Things took a different turn, however, when he sought the tax benefits from the department. Apparently, his developers had yet to receive a completion certificate — a legal document issued by a local authority certifying that the construction of a particular building had been done in accordance with set regulations and the premises are fit for occupation. There were some issues raised by the fire safety department which the developer had not been able to address, and hence the delay in getting the completion certificate.
Let's move back a bit. Kant invested in an under-construction property of a reputed developer five years ago and got the possession only last year. The man with a finance background had prudently opted for a loan plan that allowed him to pay the EMIs (equated monthly installment) only after he got the possession of the unit. And, this is the time when he would apply for the tax exemptions and get to know he entered a building which did not have the legal permission to house residents yet. The fact that Kant would be paying more for basic facilities such as power and water supply infuriated him even more. Apparently, a building that has not received a completion certificate is charged more by local authorities for supply of basic facilities. What was the whole point of being a finance genius if one ends up paying more than one intended, thought Kant.
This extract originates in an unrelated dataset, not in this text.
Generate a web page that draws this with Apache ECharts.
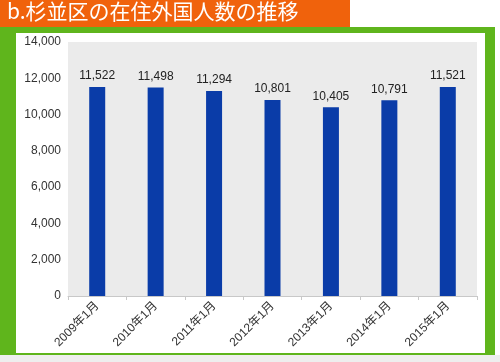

So, does this mean that for a mistake committed by his developer, Kant will have to pay more for basic facilities on the one hand and lose out on his tax benefits on the other? The answer is, no.
The Income Tax Appellate Tribunal's Mumbai Bench in a recent order said the letter from the housing society stating the borrower has the possession of the unit would be sufficient for claiming tax exemption on the loan amount. The Mumbai Bench order could be cited as a precedent by other home owners across the country who might be facing similar troubles.